= Che Zahara =

Malay activist

Che Zahara binte Noor Mohamed (nicknamed Che Zahara Kaum Ibu; 1907–1962) was a Malay activist who worked towards women's and children's rights in Singapore. She was one of the first Malay women in Singapore to fight for modern women's rights, according to journalist, Hajah Halizah Mohd Som. Che Zahara is the founder of the first Muslim women's welfare organization in Singapore, the Malay Women's Welfare Association (MWWA). Over the course of thirteen years, she "looked after over 300 women and orphans regardless of race or religion." She not only gave people a home, but also taught them religious knowledge and basic economic skills, such as sewing.

== Biography ==

Che Zahara was born into an "illustrious family in Singapore". Her father, Noor Mohamed, was an important man and one of the first Malay people to learn English, which he taught his daughter. Her husband, Alal Mohamed Russull, was an advocate of social welfare and justice. After World War II, she and her husband housed orphans and women in need in their own home, which was located on Desker Road in the middle of the "red-light district."

Che Zahara founded MWWA in October 1947 and used the group to focus on issues surrounding marriage reform.
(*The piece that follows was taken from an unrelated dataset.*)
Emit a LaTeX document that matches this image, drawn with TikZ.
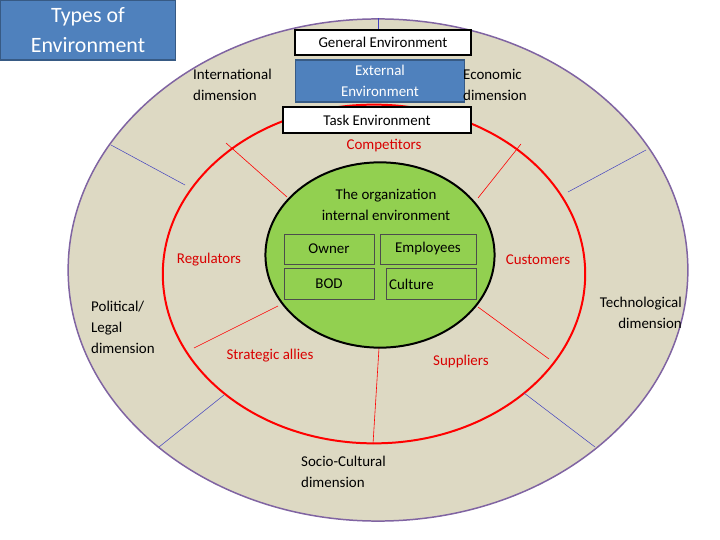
\documentclass[tikz,border=0pt]{standalone}
\usepackage{fontspec}
\setmainfont{Carlito}
\usetikzlibrary{shapes.geometric}
\begin{document}
\begin{tikzpicture}[x=1bp,y=-1bp,
  lbl/.style={font=\fontsize{15}{21}\selectfont,align=left,inner sep=0},
  rlbl/.style={lbl,text=red!85!black},
  wbox/.style={draw=black,line width=2pt,fill=white,font=\fontsize{15}{18}\selectfont,inner sep=0},
  gbox/.style={draw=black!70,line width=0.6pt,fill=grn,font=\fontsize{15}{18}\selectfont,inner sep=0},
  bl/.style={draw=blue!50!gray,line width=0.5pt},
  rl/.style={draw=red,line width=0.6pt}]
\definecolor{tan}{HTML}{DDD9C3}
\definecolor{purp}{HTML}{8064A2}
\definecolor{grn}{HTML}{92D050}
\definecolor{bblue}{HTML}{4F81BD}
\useasboundingbox (0,0) rectangle (720,540);
\fill[white] (0,0) rectangle (720,540);
\node[draw=purp,line width=1.5pt,fill=tan,ellipse,minimum width=622,minimum height=504,inner sep=0] (outer) at (378,270) {};
\node[draw=red,line width=2pt,fill=tan,ellipse,minimum width=424,minimum height=340,inner sep=0] (redc) at (374,274) {};
% blue lines
\coordinate (b1a) at (111,145); \coordinate (b1b) at (185,185);
\coordinate (b2a) at (646,150); \coordinate (b2b) at (568,192);
\coordinate (b3a) at (159,447); \coordinate (b3b) at (224,395);
\coordinate (b4a) at (595,447); \coordinate (b4b) at (524,393);
\coordinate (b5a) at (378,18); \coordinate (b5b) at (378,40);
\draw[bl] (b1a)--(b1b); \draw[bl] (b2a)--(b2b); \draw[bl] (b3a)--(b3b); \draw[bl] (b4a)--(b4b); \draw[bl] (b5a)--(b5b);
% red lines
\coordinate (r1a) at (226,143); \coordinate (r1b) at (287,197);
\coordinate (r2a) at (521,144); \coordinate (r2b) at (478,198);
\coordinate (r3a) at (194,348); \coordinate (r3b) at (278,306);
\coordinate (r4a) at (549,359); \coordinate (r4b) at (478,307);
\coordinate (r5a) at (373,444); \coordinate (r5b) at (379,348);
\draw[rl] (r1a)--(r1b); \draw[rl] (r2a)--(r2b); \draw[rl] (r3a)--(r3b); \draw[rl] (r4a)--(r4b); \draw[rl] (r5a)--(r5b);
\node[draw=black,line width=2pt,fill=grn,ellipse,minimum width=230,minimum height=186,inner sep=0] (org) at (380,255) {};
% boxes
\node[draw=bblue!70!black,line width=1.5pt,fill=bblue,text=white,minimum width=176,minimum height=60,align=center,font=\fontsize{22}{30}\selectfont,inner sep=0] (title) at (88,30) {Types of\\Environment};
\node[wbox,minimum width=176,minimum height=25] (gen) at (383,42.5) {General Environment};
\node[draw=bblue!70!black,line width=1.5pt,fill=bblue,text=white,minimum width=170,minimum height=42,align=center,font=\fontsize{15}{21}\selectfont,inner sep=0] (ext) at (380,81) {External\\Environment};
\node[wbox,minimum width=188,minimum height=26] (task) at (377,120) {Task Environment};
\node[gbox,minimum width=90,minimum height=30] (own) at (329,249) {Owner};
\node[gbox,minimum width=96,minimum height=30] (emp) at (428,249) {Employees};
\node[gbox,minimum width=90,minimum height=31] (bod) at (329,284) {BOD};
\node[gbox,minimum height=31,text width=84,align=left,inner xsep=3] (cul) at (431,284) {Culture};
% labels
\node[lbl,anchor=west] (intl) at (193,85) {International\\dimension};
\node[lbl,anchor=west] (econ) at (463,85) {Economic\\dimension};
\node[rlbl] (comp) at (384,146) {Competitors};
\node[lbl,align=center] (orgt) at (386,205) {The organization\\internal environment};
\node[rlbl] (reg) at (209,260) {Regulators};
\node[rlbl] (cust) at (538,260) {Customers};
\node[lbl,anchor=west] (pol) at (91,327) {Political/\\Legal\\dimension};
\node[lbl,align=right,anchor=east] (tech) at (682,313) {Technological\\dimension};
\node[rlbl] (allies) at (270,356) {Strategic allies};
\node[rlbl] (supp) at (461,362) {Suppliers};
\node[lbl,anchor=west] (soc) at (301,472) {Socio-Cultural\\dimension};
\end{tikzpicture}
\end{document}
MWWA attracted eighty members, about fifty of which were teachers almost immediately after its founding.

In 1948, she wrote four short plays to be performed as a protest against traditional Malay marriage customs, which included the ability of a man to divorce his wife without legal inquiry. In addition, she fought for husbands to pay alimony to divorced wives until she remarried. Che Zahara also supported the Laycock Marriage Bill which created a minimum age for marriage in Singapore. Another initiative that Che Zahara supported was to encourage women to give blood in order to help the Singapore Hospital meet demands for blood transfusions.

After the Singapore Council of Women (SCW) was founded in 1952, Che Zahara had a "wider network and more resources available to the MWWA." In 1955, she represented Singapore at the World Congress of Mothers in Switzerland. In 1961, Che Zahara, along with the SCW, helped establish the Women's Charter of Singapore.

Che Zahara was inducted into the Singapore Women's Hall of Fame in 2014.